Located on the 2nd level of the American Club (hence the name), the 2nd Floor restaurant designed by ONG&ONG features a cross-cultural theme inspired by the diverse choice of international cuisines being offered.
Asian-inspired shades of sapphire, emerald, and amethyst dominate the interior, while tiled ceilings, a brick wall (behind the bar), and a hardwood-floored pavilion subtly recall Singapore’s colonial past.
Also key to the client’s brief was a space that would be adaptable enough to accommodate the restaurant’s different and changing needs.
“The interior layout had to be efficient with smooth traffic flow and most importantly, it had to be flexible to allow modification/customisation to the space to hold various events and functions,” says ONG&ONG’s lead designer for this project, Dickman Tan.
The function-driven requirements effortlessly align themselves with the East/West aesthetic in the form of movable dividers inspired by traditional Chinese screens that can be used to expand the bar. Existing walls have also been replaced with modern opaque screens that afford both flexibility of space and privacy.
The concept of frames, which emulate the way photographs embrace special moments, are evident not only in the employment of the traditional Chinese screens on doors and window panels, but also in the function hall which sits in the centre of the restaurant.

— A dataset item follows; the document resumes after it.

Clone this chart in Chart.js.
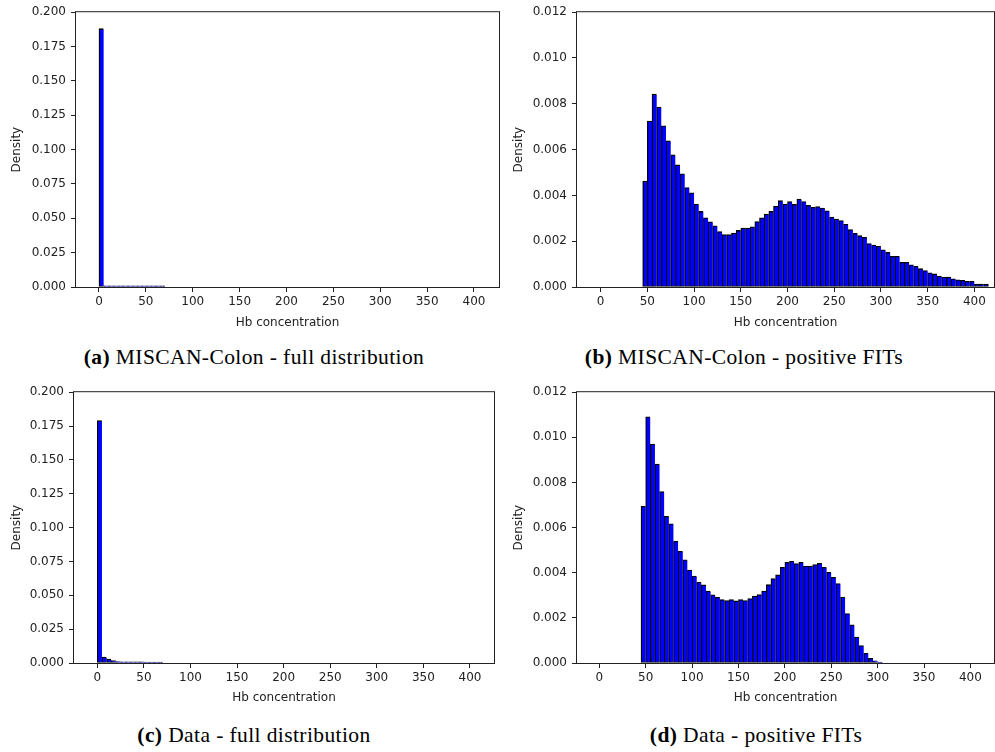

Here, screen doors allow the large hall to be further segregated into 4 smaller rooms when needed. When the screens are not drawn, the vast area serves as a dining zone.
2nd Floor contains several private rooms, including one that offers a view of the kitchen through unfrosted electronic screen panels.
A wine cellar showcasing a vast wine collection is also strategically positioned to serve as a demarcating element between the spaces.
“The design is such that space can be closed up by sections for private use while still allowing the other parts of the restaurant to operate as usual. It’s a design of possibilities,” says Tan.